When I was little my grandfather used to sing Sarah Jackman to me and I loved it. I mean it's a fun song, it has my name in it, what could be better?

Today I was reminded of the song when someone I haven't spoken to in ages sent me a random email. It turns out I was included on the email accidentally. She did ask me how my life was going (since we haven't talked in well over a year). She has settled into married life and had a baby since the last time I saw her. The biggest news in my life is that I have started taking a multivitamin.

I am not jealous of where she is in her life. I mean I am still in the pining for a puppy stage and then realizing it's far too much responsibility for me (perhaps this is what happens to people when they wait too long to get married, at 20 I wanted five kids). Anyway, it got me to thinking about accomplishments and what I do with my life.

Another friend of mine said to me this week, I don't know how you do it. I just couldn't keep up the pace you do. That's really sweet and yet, when I look back on what I do week to week I usually can't pin one big thing down. . . .

Unlike most products of the 80's I wasn't raised to think I could change the world. My parents were too much the realists to implant that kind of self-esteem crap into my sister and I. Yet, sometimes I look back on how days fly by at a break neck pace and wonder what I am doing.

Another friend once told me people don't like me because of what I do, they like me because of who I am. I have a hard time understanding that, because who I am is so wrapped up in what I do. My Tuesday night small group is studying James and he's pretty emphatic that if you have faith you do. You don't just listen, you act.

I do act, I am busy (and at this point, a lot of the time I'm not too busy, just booked), but when someone asks me what I have been up to it's still hard to show something exciting or interesting I have been up to.

Perhaps I just concentrate more on one of my favorite passages from Rats (which I recommend you read if you haven't):


On the way, we ran into an acquaintance, a guy whom we knew from high school who knew nothing of our rat endeavor -- a central paradox of life in the city is that in the midst of several million people, each of whom seems to live a life in complete anonymity, you can run into someone you know. As we greeted our friend, I moved the trap from my right hand to my left hand so that my right hand would be free to shake his. As I did this, I noticed that the guy looked down at the trap but didn't say anything.

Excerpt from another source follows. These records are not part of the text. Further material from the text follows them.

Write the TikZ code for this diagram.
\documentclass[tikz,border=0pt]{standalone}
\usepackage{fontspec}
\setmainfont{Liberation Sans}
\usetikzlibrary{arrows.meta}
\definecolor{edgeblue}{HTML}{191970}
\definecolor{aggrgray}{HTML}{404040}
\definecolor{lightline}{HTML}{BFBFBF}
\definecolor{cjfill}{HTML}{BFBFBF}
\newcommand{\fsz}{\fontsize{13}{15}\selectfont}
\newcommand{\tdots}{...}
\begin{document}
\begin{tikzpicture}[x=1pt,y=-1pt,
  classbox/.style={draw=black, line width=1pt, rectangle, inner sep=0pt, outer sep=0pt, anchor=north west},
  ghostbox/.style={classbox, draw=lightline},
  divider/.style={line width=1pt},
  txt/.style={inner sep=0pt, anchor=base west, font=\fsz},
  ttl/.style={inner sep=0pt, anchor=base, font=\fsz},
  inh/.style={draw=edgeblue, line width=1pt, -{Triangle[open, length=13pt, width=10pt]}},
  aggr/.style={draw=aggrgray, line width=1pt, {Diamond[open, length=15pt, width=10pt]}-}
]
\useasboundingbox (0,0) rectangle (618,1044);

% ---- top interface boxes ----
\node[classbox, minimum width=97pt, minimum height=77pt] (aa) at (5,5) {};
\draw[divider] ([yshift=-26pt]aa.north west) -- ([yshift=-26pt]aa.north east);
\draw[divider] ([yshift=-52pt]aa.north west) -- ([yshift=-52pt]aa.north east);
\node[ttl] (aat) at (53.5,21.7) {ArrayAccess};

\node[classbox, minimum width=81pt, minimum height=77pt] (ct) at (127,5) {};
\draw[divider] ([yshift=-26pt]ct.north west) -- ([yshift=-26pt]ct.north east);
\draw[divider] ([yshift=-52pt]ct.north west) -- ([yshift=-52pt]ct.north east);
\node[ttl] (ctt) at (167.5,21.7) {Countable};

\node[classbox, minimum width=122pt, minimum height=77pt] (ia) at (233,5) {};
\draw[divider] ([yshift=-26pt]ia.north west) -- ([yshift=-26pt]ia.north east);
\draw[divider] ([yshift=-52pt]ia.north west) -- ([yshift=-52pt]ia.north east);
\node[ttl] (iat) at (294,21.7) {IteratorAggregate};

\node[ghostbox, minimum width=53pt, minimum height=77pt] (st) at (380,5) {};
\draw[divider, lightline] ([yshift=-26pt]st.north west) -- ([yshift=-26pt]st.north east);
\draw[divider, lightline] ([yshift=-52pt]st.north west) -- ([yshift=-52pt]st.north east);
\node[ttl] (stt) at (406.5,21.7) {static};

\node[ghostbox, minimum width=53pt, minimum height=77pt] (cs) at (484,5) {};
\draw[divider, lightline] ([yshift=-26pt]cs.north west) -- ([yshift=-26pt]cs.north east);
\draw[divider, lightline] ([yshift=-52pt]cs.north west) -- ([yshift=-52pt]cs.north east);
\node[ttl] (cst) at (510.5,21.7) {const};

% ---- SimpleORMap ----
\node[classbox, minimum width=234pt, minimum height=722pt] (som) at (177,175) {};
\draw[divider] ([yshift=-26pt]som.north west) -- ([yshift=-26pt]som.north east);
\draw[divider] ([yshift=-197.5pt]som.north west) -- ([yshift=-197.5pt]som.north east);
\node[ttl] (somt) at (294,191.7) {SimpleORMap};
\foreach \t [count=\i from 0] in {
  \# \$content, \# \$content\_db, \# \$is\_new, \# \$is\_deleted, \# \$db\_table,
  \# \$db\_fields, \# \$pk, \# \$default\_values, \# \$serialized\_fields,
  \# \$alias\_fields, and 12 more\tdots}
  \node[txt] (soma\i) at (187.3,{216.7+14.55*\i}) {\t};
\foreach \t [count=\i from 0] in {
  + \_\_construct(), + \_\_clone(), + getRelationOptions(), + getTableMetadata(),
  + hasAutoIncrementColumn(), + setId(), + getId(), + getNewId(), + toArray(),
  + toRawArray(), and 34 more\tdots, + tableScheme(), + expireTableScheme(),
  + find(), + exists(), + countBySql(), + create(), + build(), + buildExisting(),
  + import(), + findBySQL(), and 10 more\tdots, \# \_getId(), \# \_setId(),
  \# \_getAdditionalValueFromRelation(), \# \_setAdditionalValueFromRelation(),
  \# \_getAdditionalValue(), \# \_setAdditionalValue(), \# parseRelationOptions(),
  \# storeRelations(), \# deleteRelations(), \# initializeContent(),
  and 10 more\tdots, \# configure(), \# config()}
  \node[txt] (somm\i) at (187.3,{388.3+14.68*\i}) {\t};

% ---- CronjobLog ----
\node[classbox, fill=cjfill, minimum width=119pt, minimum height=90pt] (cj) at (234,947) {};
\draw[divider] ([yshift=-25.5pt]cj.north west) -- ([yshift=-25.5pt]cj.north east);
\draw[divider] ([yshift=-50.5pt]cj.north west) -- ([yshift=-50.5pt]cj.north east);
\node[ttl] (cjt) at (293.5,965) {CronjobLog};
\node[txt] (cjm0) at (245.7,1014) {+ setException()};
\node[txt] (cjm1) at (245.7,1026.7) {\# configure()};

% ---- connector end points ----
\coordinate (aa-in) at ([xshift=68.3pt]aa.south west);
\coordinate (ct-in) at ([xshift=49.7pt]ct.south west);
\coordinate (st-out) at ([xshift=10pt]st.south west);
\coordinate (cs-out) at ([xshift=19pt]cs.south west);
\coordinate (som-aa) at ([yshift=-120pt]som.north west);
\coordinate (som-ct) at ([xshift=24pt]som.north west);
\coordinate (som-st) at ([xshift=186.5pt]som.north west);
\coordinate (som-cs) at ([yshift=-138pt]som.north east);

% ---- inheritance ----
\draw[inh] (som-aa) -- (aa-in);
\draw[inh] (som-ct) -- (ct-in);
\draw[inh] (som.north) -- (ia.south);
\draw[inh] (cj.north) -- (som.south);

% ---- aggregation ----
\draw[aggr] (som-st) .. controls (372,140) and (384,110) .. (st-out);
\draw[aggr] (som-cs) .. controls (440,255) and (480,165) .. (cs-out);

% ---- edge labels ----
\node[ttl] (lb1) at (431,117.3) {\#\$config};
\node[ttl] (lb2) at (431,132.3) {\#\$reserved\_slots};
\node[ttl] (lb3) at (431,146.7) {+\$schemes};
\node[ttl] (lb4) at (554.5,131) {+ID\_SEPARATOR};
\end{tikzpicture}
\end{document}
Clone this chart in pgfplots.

Then he looked up and said "So what are you guys up to?"
I was practically bursting with my answer, of course. "We're going to try and trap rats, " I said.

He looked me up and down and nodded hesitantly. Then he looked at Dave and said, "So, Dave, What are you up to?"

Next time, that's going to be my answer when someone asks me what I have been up to.

2 comments:

zenith said...

Heh, nice answer...

I struggled with this one for a while too, seeing college/high school friends a lot more focused and driven than I was. For a while I was like, well I guess my teachers lied to me and I wasn't really that promising after all.

After some time, though, I started to slow down and realize that there were other more subtle achievements in my life, things that aren't great for smalltalk with former classmates but that I could take a more profound pride in anyway. Like, survived and worked through grief, or endeavored to live life with an active understanding of ethics...I don't know, I think I finally just realized that those were things as meaningful and maybe more so than cruising along life towards a goal.

I'd always struggled to believe that idea: that there are depths of life to plumb even if you don't have something obvious and ostentatious to reveal. But I had to live it for a while to really believe it.

My two cents are more like a dollar. No one ever accused me of being concise.

Anyway, point is, I think a lot of what you talk about on the blog, musings and meditations and puzzles--those are some of what make me glad to know you. It's not as flashy as "catching rats," but it'll do.

Jen

Anonymous said...

I would say that people don't like me for what I do...and for who I am. As a fellow product of the 80's, I don't remember being told I can change the world. I was told to Wang Chung or something.